Anderson Dam and spillway from the air when the reservoir was full. Photo courtesy Valley Water

A water shortage emergency condition declaration is one of the strongest actions available under law to the Valley Water. It underscores the need to protect local water supplies for public health and safety and avoid the severe consequences of subsidence if aquifers are depleted and if reservoirs and other supplies can’t sustain the county’s water needs.

“If we don’t achieve our goals, if we can’t get water transferred into the county, if we can’t get any water on the open market, there are options,” Kremen said. “We might borrow some from adjacent water districts.”

Another year of drought will increase the challenges of finding water to sustain two million people living in Santa Clara County as well as Silicon Valley industries and the South Valley’s ag businesses.

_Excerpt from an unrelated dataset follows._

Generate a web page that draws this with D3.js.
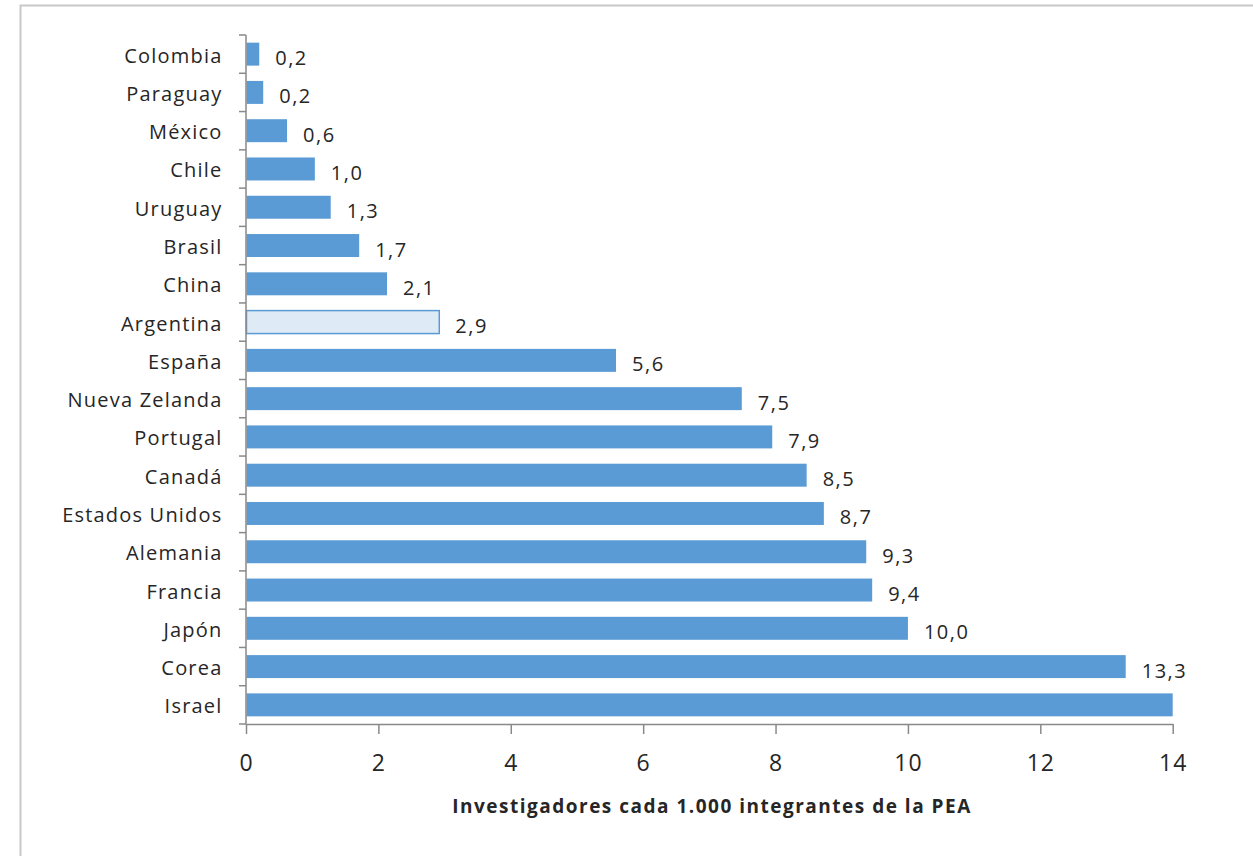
<!DOCTYPE html>
<html><head><meta charset="utf-8">
<script src="https://cdn.jsdelivr.net/npm/d3@7"></script>
<style>body{margin:0;background:#fff;}svg{display:block;font-family:"Open Sans",sans-serif;}</style>
</head><body><svg id="c" width="1253" height="856"></svg>
<script>
const countries = ["Colombia","Paraguay","México","Chile","Uruguay","Brasil","China","Argentina","España","Nueva Zelanda","Portugal","Canadá","Estados Unidos","Alemania","Francia","Japón","Corea","Israel"];
const values = [0.2,0.26,0.62,1.04,1.28,1.71,2.13,2.92,5.59,7.49,7.95,8.47,8.73,9.37,9.46,10.0,13.29,14.0];
const valueLabels = ["0,2","0,2","0,6","1,0","1,3","1,7","2,1","2,9","5,6","7,5","7,9","8,5","8,7","9,3","9,4","10,0","13,3",""];
const xTicks = [0,2,4,6,8,10,12,14];
const highlight = "Argentina";
const axisTitle = "Investigadores cada 1.000 integrantes de la PEA";

const svg = d3.select("#c");
svg.append("rect").attr("x",20.5).attr("y",5.5).attr("width",1260).attr("height",900)
  .attr("fill","#fff").attr("stroke","#c8c8c8").attr("stroke-width",2);

const pLeft=246, pRight=1172.7, pTop=35, pBottom=724;
const x = d3.scaleLinear().domain([0,14]).range([pLeft,pRight]);
const y = d3.scaleBand().domain(countries).range([pTop,pBottom]).paddingInner(0.4).paddingOuter(0.2);

const g = svg.append("g");
g.selectAll("rect.bar").data(countries).join("rect")
  .attr("x",x(0)+0.5).attr("y",d=>y(d))
  .attr("width",(d,i)=>x(values[i])-x(0)-0.5).attr("height",y.bandwidth())
  .attr("fill",d=>d===highlight?"#DEEBF7":"#5B9BD5")
  .attr("stroke",d=>d===highlight?"#5B9BD5":"none").attr("stroke-width",1.5);

g.selectAll("text.val").data(countries).join("text")
  .attr("x",(d,i)=>x(values[i])+16).attr("y",d=>y(d)+y.bandwidth()/2+11)
  .attr("font-size",20).attr("letter-spacing",1.5).attr("fill","#262626").text((d,i)=>valueLabels[i]);

// Y axis
const ya = svg.append("g").attr("transform",`translate(${pLeft},0)`);
ya.append("line").attr("x1",0).attr("x2",0).attr("y1",pTop).attr("y2",pBottom).attr("stroke","#898989").attr("stroke-width",1.5);
const bounds = d3.range(countries.length+1).map(i=>pTop+i*(pBottom-pTop)/countries.length);
ya.selectAll("line.t").data(bounds).join("line").attr("x1",-7).attr("x2",0).attr("y1",d=>d).attr("y2",d=>d).attr("stroke","#898989").attr("stroke-width",1.5);
ya.selectAll("text").data(countries).join("text")
  .attr("x",-23.5).attr("y",d=>y(d)+y.bandwidth()/2+8.5).attr("text-anchor","end")
  .attr("font-size",20).attr("letter-spacing",1.2).attr("fill","#262626").text(d=>d);

// X axis
const xa = svg.append("g").attr("transform",`translate(0,${pBottom})`)
  .call(d3.axisBottom(x).tickValues(xTicks).tickSize(10).tickSizeOuter(0).tickPadding(21).tickFormat(d3.format("d")));
xa.select(".domain").attr("stroke","#898989").attr("stroke-width",1.5);
xa.selectAll(".tick line").attr("stroke","#898989").attr("stroke-width",1.5);
xa.selectAll(".tick text").attr("font-size",23).attr("letter-spacing",1).attr("fill","#262626").attr("font-family","'Open Sans',sans-serif");

svg.append("text").attr("x",712).attr("y",813).attr("text-anchor","middle")
  .attr("font-size",19).attr("letter-spacing",1.5).attr("font-weight","bold").attr("fill","#262626").text(axisTitle);
</script></body></html>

“It could be pretty draconian next year,” Kremen said. “We can see what the emergency will be and we want to ensure there is some water in the ground, some carry-over water for next year.”

Farms in South Valley are preparing for a reduction in their supplies, he said.

“The good news is that crop growers in the southern part of our county are some of the best water conservers in agriculture in the state,” he said. “They’ve done a lot of things already.”

However, if next winter and spring bring too little rain, 2022 will be dire for farmers. Row croppers might not plant, he said.